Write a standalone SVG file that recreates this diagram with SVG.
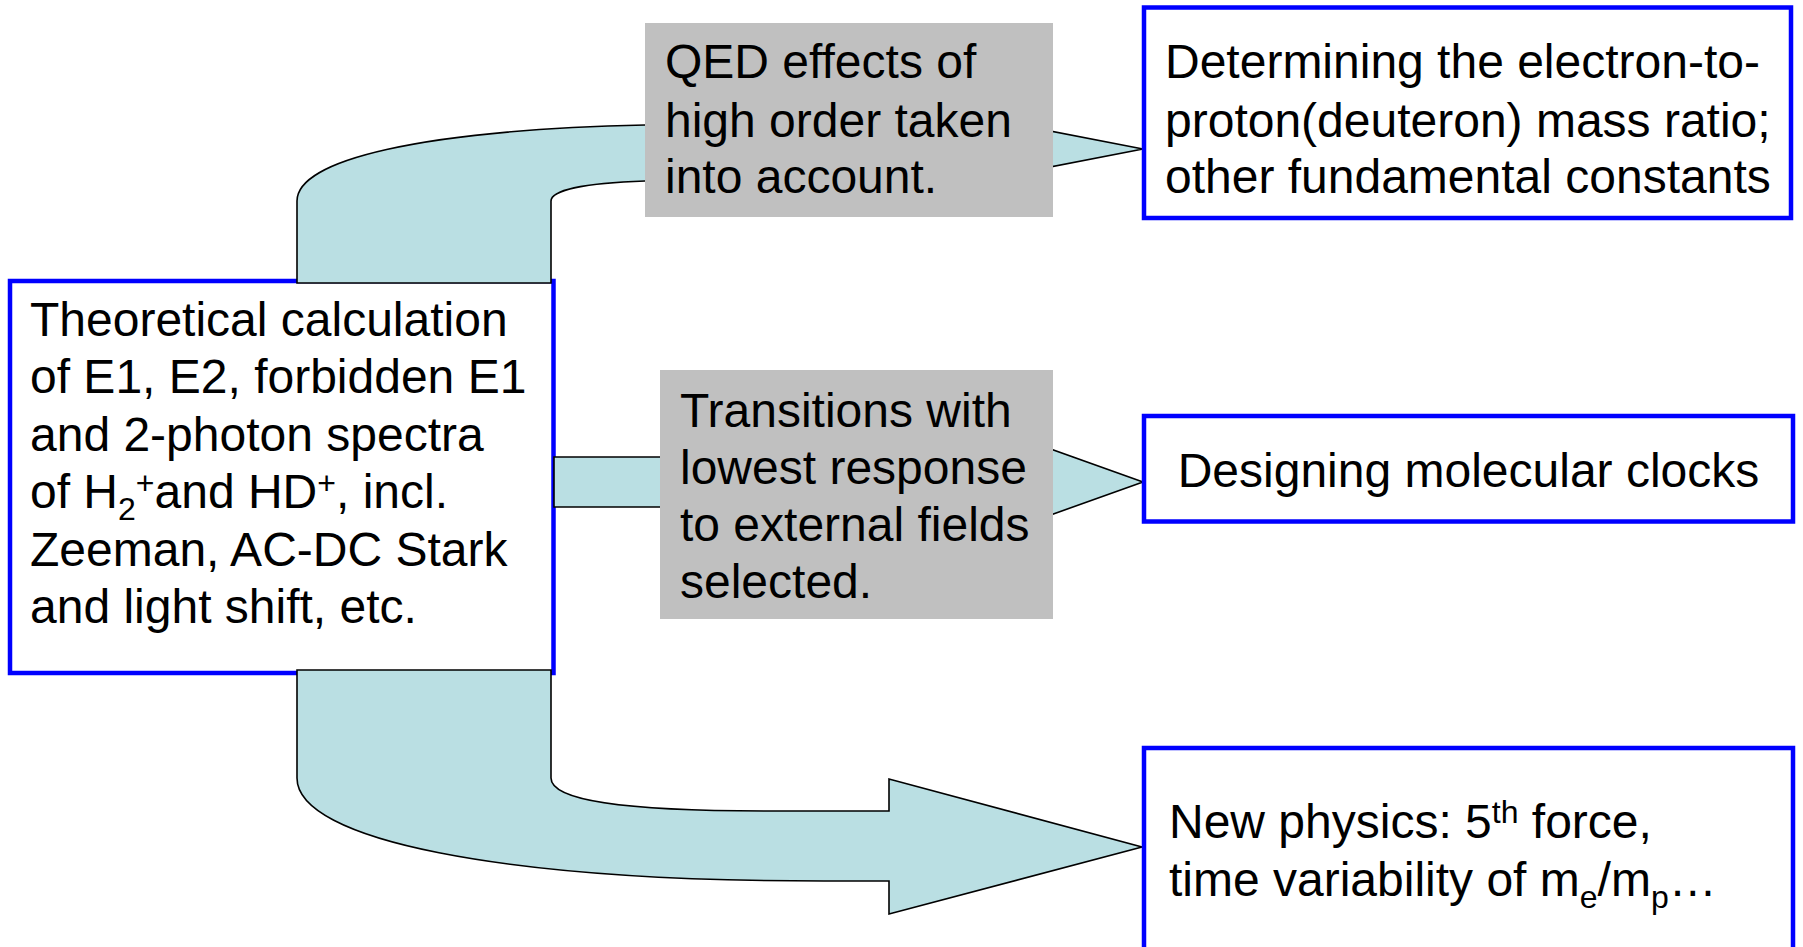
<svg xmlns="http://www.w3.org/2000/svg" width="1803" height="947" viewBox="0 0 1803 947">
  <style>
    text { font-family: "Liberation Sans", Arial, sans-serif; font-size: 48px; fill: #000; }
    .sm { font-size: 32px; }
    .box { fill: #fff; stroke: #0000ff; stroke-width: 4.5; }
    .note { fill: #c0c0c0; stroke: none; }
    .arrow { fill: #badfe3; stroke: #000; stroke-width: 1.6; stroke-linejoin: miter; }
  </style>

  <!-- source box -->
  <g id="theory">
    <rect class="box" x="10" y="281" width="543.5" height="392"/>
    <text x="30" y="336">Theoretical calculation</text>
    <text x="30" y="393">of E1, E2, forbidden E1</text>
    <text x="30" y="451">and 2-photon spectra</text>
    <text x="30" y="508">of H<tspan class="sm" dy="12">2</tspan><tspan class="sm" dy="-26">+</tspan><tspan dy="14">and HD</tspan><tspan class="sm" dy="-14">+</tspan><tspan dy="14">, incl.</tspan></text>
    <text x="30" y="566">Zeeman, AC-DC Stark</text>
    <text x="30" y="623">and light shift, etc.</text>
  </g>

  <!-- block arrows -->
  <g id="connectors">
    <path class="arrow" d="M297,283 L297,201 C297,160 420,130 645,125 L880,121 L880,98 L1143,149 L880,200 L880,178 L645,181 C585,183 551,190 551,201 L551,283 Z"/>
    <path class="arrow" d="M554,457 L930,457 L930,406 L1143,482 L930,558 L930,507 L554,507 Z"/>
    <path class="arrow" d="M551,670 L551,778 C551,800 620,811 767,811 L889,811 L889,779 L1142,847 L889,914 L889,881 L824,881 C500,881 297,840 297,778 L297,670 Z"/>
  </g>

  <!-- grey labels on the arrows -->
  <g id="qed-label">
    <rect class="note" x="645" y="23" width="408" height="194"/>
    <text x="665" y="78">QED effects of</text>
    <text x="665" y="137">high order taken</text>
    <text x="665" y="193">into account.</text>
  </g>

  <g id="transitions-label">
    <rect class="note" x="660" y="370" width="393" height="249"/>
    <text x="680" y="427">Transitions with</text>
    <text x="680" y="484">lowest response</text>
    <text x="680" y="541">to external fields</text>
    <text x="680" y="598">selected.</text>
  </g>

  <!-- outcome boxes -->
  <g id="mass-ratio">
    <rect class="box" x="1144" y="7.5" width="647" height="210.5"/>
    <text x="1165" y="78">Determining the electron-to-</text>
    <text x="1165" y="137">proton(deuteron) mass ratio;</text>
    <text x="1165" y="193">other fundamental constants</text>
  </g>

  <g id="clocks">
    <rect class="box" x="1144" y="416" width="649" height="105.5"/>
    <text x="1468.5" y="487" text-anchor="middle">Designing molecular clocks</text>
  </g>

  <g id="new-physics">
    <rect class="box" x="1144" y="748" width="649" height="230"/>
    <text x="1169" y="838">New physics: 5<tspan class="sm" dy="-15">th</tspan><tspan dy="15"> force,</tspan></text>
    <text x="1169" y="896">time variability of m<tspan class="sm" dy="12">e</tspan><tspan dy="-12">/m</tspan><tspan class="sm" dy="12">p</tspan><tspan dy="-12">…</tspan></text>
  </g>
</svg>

☆ ☆ ☆ ☆ ☆

#### WRITTEN EXERCISE:
Which lines contain the word "with"? Return each of them.

#### WRITTEN ANSWER:
Write a standalone SVG file that recreates this diagram with SVG.
    <text x="680" y="427">Transitions with</text>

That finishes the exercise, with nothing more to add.